Satisfaction isn't something you get just by winning. If you play a fair game, you can be satisfied even when you lose. Because you haven't been shitty to arrive to that. And then a new day comes. You still have to deal with the general contexts of your life and that of others. But you've dealt with one of the issues successfully. Whatever that may mean. And the morning sun comes and deals with you, once again. "Shit, I should've slept earlier"

16.1.14

Erase and rewind

Regardless. It's what I use to say, seeming indifferent (and copying my friend, Bris). Betting is a way to win. But, as it seems, it's a way to lose also. So when the result is of little importance, the answer is this:

11.1.14

Ages and stages

When I was 20, I thought that I knew the ways of the world. I had gotten into the love arena maybe a bit earlier than others and I was so sure about myself. Now I'm almost 24 and aware that I don't know shit.
Well, let's not be nihilists. Experiences accumulated are always welcome, and they make you wiser. But it cannot be a guide to the feelings of everyone else. Because people aren't that predictable. "He's not that into you" is a timeless phrase and you don't have to psychoanalyze every little move and touch of the other person but it also ain't the answer to anything. So. the solution is to play and try and see. And one of the good things about being 23 to 24 is that you've already been there and done that. Cheers to the next year!

10.1.14

Obsessions

I've realised recently that the more you have slept and the less you fret over little things, the more confident you are about your whole life.

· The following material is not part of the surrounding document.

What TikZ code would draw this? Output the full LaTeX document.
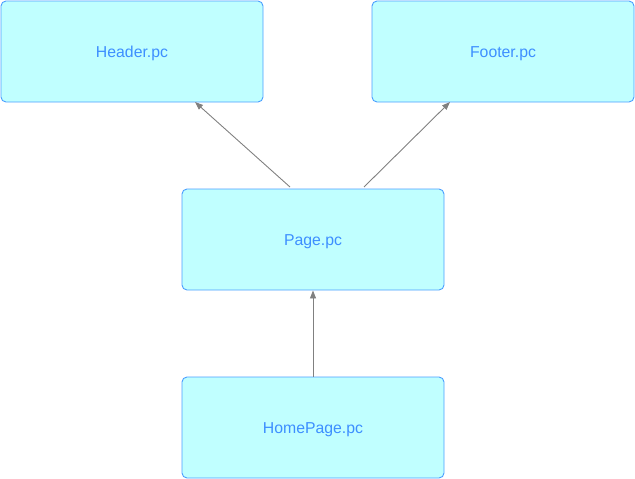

But this is not always possible. And when fatigue comes, obsessions come with it. You can get obsessed with people, objects, situations. But never forget the reality check


1.1.14

Another one bites the dust

I've realised that, as the years go by, that anniversaries seem less meaningful than yesteryears. Who the hell cares about birthdays and namedays anymore? And even worse, christmas. And easter, and every christian festivity. So, I had to jump-start my festive mood. And it worked.

Another year bites the dust. But our expectations from the next one are high... happy new year!